May these words of my mouth and this meditation of my heart be pleasing in your sight. (Psalm 19:14, MSG)

Friday, January 25, 2013


At last Pharaoh had had enough. It took the death of his firstborn son, but he couldn't get rid of the Israelites soon enough. In so many words, he said "Skedaddle! You, your wives, your children, your livestock, your belongings. Don't let the door hit you on the way out." 

At the end of his frantic plea for Moses and the Israelites to leave, Pharaoh tacks on a strange request "and bless me."

After God had devastated Egypt's livestock, crops, people, water--why did Pharaoh think Moses would agree to bless him?

Why did Pharaoh want a blessing from this stranger's God?

I think it might be as simple as this: In asking for a blessing, Pharaoh laid his last bit of pride on the line.

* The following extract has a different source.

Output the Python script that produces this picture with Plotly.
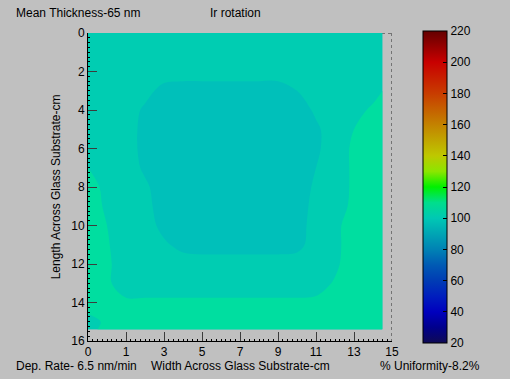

The word for blessing is connected to the word for "kneel." The author of Hebrews says that the greater blesses the lesser.

By asking for a blessing, Pharaoh admitted that Moses and his God were powerful that Egypt and its gods. 

Here's my great, "spiritual" takeaway: Sometimes a blessing is the best revenge. 


  1. Love the way that you put things, thanks Darlene!

    1. Thanks Darlene! I love to read your "Daily Nibble"! It really speaks to where I'm at right now.